Esta pregunta fue hecha a Confucio hace más de dos mil quinientos años. ‘Maestro’ le dijo uno de sus discípulos, ‘miro por todos lados que en nuestra sociedad hay muchas divisiones. Son demasiados los temores, las hostilidades y las sospechas ¿cómo cambiar esto para siempre?’. El maestro contestó ‘Cuando toda la gente esté educada toda la hostilidad desaparecerá’. El estudiante, todavía perplejo, le dijo ‘pero eso ha estado presente por cientos de años ¿por dónde debemos comenzar?’. Entonces, el maestro, lentamente, puso su mano sobre su corazón.
Si queremos que el mundo cambie para bien, debemos empezar por nosotros mismos, no mañana, ni como propósito de año nuevo, sino desde luego, aquí y ahora.”
Estoy convencida de que el camino es ese. Debemos iniciar por nosotros mismos, por nuestra propia familia y extendernos a la sociedad.

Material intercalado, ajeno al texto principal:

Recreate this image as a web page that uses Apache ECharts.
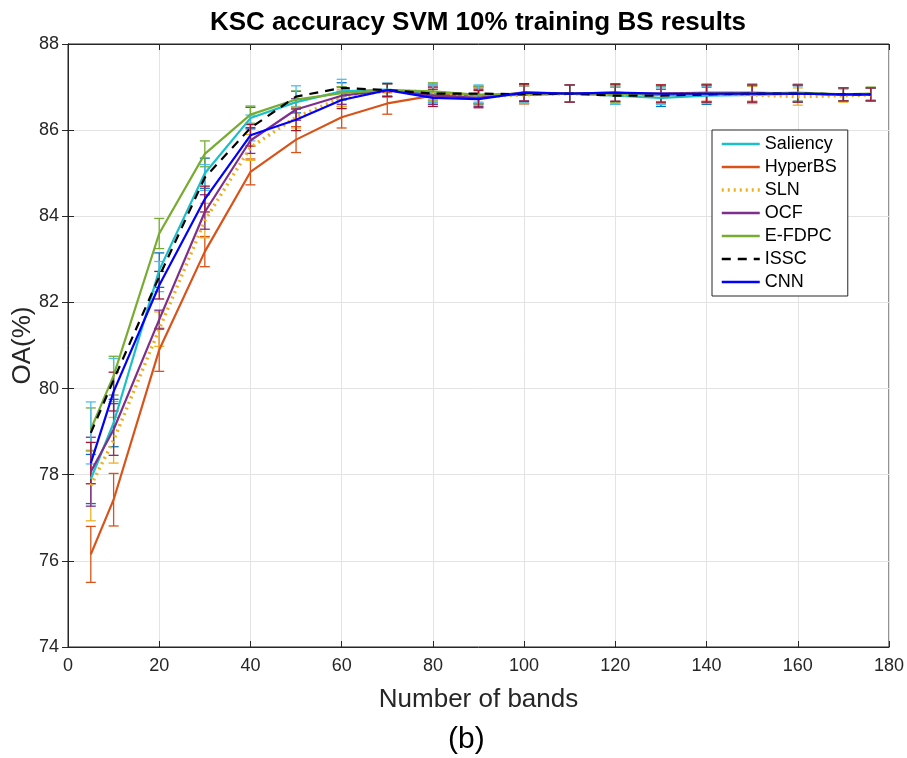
<!DOCTYPE html>
<html>
<head>
<meta charset="utf-8">
<script src="https://cdn.jsdelivr.net/npm/echarts@6/dist/echarts.min.js"></script>
<style>html,body{margin:0;padding:0;background:#fff}#c{width:907px;height:758px}</style>
</head>
<body>
<div id="c"></div>
<script>
const bands = [5,10,20,30,40,50,60,70,80,90,100,110,120,130,140,150,160,170,176];
const seriesNames = ['Saliency','HyperBS','SLN','OCF','E-FDPC','ISSC','CNN'];
const saliency = [77.9,79.2,82.75,85.0,86.28,86.65,86.9,86.94,86.85,86.8,86.82,86.85,86.8,86.75,86.8,86.82,86.85,86.83,86.83];
const saliencyStd = [0.57,0.55,0.4,0.35,0.25,0.25,0.2,0.15,0.2,0.2,0.2,0.2,0.2,0.2,0.2,0.2,0.18,0.15,0.15];
const hyperbs = [76.15,77.42,80.9,83.18,85.03,85.78,86.3,86.62,86.8,86.82,86.83,86.85,86.85,86.85,86.87,86.87,86.85,86.83,86.83];
const hyperbsStd = [0.65,0.61,0.5,0.35,0.3,0.3,0.25,0.25,0.2,0.2,0.22,0.2,0.2,0.2,0.2,0.2,0.2,0.15,0.15];
const sln = [77.75,78.8,81.38,83.9,85.6,86.3,86.75,86.92,86.88,86.78,86.82,86.85,86.82,86.82,86.85,86.82,86.78,86.8,86.82];
const slnStd = [0.82,0.53,0.4,0.4,0.3,0.25,0.2,0.15,0.2,0.2,0.2,0.2,0.2,0.2,0.2,0.2,0.2,0.15,0.15];
const ocf = [78.07,79.05,81.6,84.1,85.76,86.48,86.8,86.93,86.8,86.75,86.88,86.85,86.87,86.82,86.85,86.85,86.85,86.83,86.83];
const ocfStd = [0.8,0.6,0.22,0.4,0.3,0.25,0.2,0.15,0.2,0.2,0.2,0.2,0.2,0.2,0.2,0.2,0.2,0.15,0.15];
const efdpc = [79.05,80.3,83.6,85.45,86.36,86.71,86.86,86.93,86.9,86.82,86.85,86.85,86.85,86.82,86.85,86.85,86.87,86.83,86.85];
const efdpcStd = [0.5,0.45,0.35,0.3,0.2,0.2,0.15,0.15,0.2,0.2,0.2,0.2,0.2,0.2,0.2,0.2,0.2,0.15,0.15];
const issc = [78.97,80.2,82.6,84.9,86.05,86.78,86.98,86.93,86.85,86.85,86.83,86.85,86.8,86.8,86.83,86.85,86.85,86.83,86.83];
const isscStd = [0.72,0.5,0.35,0.3,0.3,0.25,0.2,0.15,0.2,0.2,0.2,0.2,0.2,0.2,0.2,0.2,0.2,0.15,0.15];
const cnn = [78.27,79.93,82.4,84.4,85.88,86.24,86.7,86.93,86.75,86.72,86.87,86.85,86.87,86.85,86.85,86.85,86.85,86.83,86.83];
const cnnStd = [0.48,0.45,0.32,0.3,0.25,0.25,0.2,0.15,0.2,0.2,0.2,0.2,0.2,0.2,0.2,0.2,0.2,0.15,0.15];

const means = [saliency,hyperbs,sln,ocf,efdpc,issc,cnn];
const stds = [saliencyStd,hyperbsStd,slnStd,ocfStd,efdpcStd,isscStd,cnnStd];
const lineColors = ['#1ABFC8','#D95319','#EDB120','#7E2F8E','#77AC30','#000000','#0000FF'];
const barColors = ['#0072BD','#D95319','#EDB120','#7E2F8E','#77AC30','#4DBEEE','#A2142F'];
const lineTypes = ['solid','solid',[2,4],'solid','solid',[9,7],'solid'];
const lineWidths = [2.2,2.2,3.5,2.2,2.2,2.2,2.2];

const chart = echarts.init(document.getElementById('c'), null, {renderer:'canvas'});
const font = "'Liberation Sans', Arial, Helvetica, sans-serif";

const series = [];
means.forEach((m, i) => {
  const col = barColors[i];
  series.push({
    type:'custom', name:'err'+i, z:2, silent:true,
    data: bands.map((b,k)=>[b, m[k]-stds[i][k], m[k]+stds[i][k]]),
    renderItem: function(params, api){
      const x = api.value(0), lo = api.value(1), hi = api.value(2);
      const p1 = api.coord([x,hi]), p2 = api.coord([x,lo]);
      const w = 5;
      const st = {stroke:col, lineWidth:1.3};
      return {type:'group', children:[
        {type:'line', shape:{x1:p1[0],y1:p1[1],x2:p2[0],y2:p2[1]}, style:st},
        {type:'line', shape:{x1:p1[0]-w,y1:p1[1],x2:p1[0]+w,y2:p1[1]}, style:st},
        {type:'line', shape:{x1:p2[0]-w,y1:p2[1],x2:p2[0]+w,y2:p2[1]}, style:st}
      ]};
    }
  });
});
means.forEach((m, i) => {
  series.push({
    type:'line', name:seriesNames[i], z:3 + (i===6?1:0),
    data: bands.map((b,k)=>[b, m[k]]),
    symbol:'none', smooth:false,
    lineStyle:{color:lineColors[i], width:lineWidths[i], type:lineTypes[i]},
    itemStyle:{color:lineColors[i]}
  });
});

chart.setOption({
  backgroundColor:'#fff',
  animation:false,
  title:{
    text:'KSC accuracy SVM 10% training BS results',
    left:473, top:5, textAlign:'center',
    textStyle:{fontFamily:font, fontWeight:'bold', fontSize:26, color:'#000'}
  },
  legend:{
    data:seriesNames.map((n,i)=>({name:n, lineStyle:{width: i===2 ? 3.5 : 2.5}})),
    orient:'vertical', left:712, top:130,
    backgroundColor:'#fff', borderColor:'#262626', borderWidth:1,
    padding:[5,11,5,8], itemGap:5, itemWidth:38, itemHeight:16,
    itemStyle:{opacity:0, borderWidth:0},
    textStyle:{fontFamily:font, fontSize:18, lineHeight:16, color:'#000'}
  },
  grid:{left:68, right:18, top:44, bottom:111, containLabel:false, outerBoundsMode:'none',
        show:true, borderColor:'#262626', borderWidth:1, backgroundColor:'transparent'},
  xAxis:[{
    type:'value', min:0, max:180, interval:20,
    name:'Number of bands', nameLocation:'middle', nameGap:40, nameMoveOverlap:false,
    nameTextStyle:{fontFamily:font, fontSize:26, color:'#262626'},
    axisLine:{show:true, lineStyle:{color:'#262626'}},
    axisTick:{show:true, inside:true, length:6, lineStyle:{color:'#262626'}},
    axisLabel:{fontFamily:font, fontSize:18, color:'#262626', margin:10},
    splitLine:{show:true, lineStyle:{color:'#e3e3e3', width:1}}
  },{
    type:'value', min:0, max:180, interval:20, position:'top',
    axisLine:{show:true, lineStyle:{color:'#262626'}},
    axisTick:{show:true, inside:true, length:6, lineStyle:{color:'#262626'}},
    axisLabel:{show:false}, splitLine:{show:false}
  }],
  yAxis:[{
    type:'value', min:74, max:88, interval:2,
    name:'OA(%)', nameLocation:'middle', nameGap:32, nameRotate:90, nameMoveOverlap:false,
    nameTextStyle:{fontFamily:font, fontSize:26, color:'#262626'},
    axisLine:{show:true, lineStyle:{color:'#262626'}},
    axisTick:{show:true, inside:true, length:6, lineStyle:{color:'#262626'}},
    axisLabel:{fontFamily:font, fontSize:18, color:'#262626', margin:9},
    splitLine:{show:true, lineStyle:{color:'#e3e3e3', width:1}}
  },{
    type:'value', min:74, max:88, interval:2, position:'right',
    axisLine:{show:true, lineStyle:{color:'#262626'}},
    axisTick:{show:true, inside:true, length:6, lineStyle:{color:'#262626'}},
    axisLabel:{show:false}, splitLine:{show:false}
  }],
  graphic:[{
    type:'text', left:448, top:725,
    style:{text:'(b)', fontFamily:font, fontSize:30, fill:'#000'}
  }],
  series:series
});
</script>
</body>
</html>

Podemos fracasar, pero al menos lo habremos intentado.
El trabajo para construir una sociedad mejor parece imposible, pero no podemos abandonar. Cada uno de nosotros tiene la responsabilidad de cumplir con su parte, de respetar las leyes y buscar la manera de contribuir al bien común.
“Caminemos juntos todos, cuidémonos los unos a los otros, cuídense entre ustedes, no se hagan daño, cuídense la vida, cuiden la familia, cuiden a los niños, cuiden a los viejos, que no haya odio, que no haya pelea…” Papa Francisco.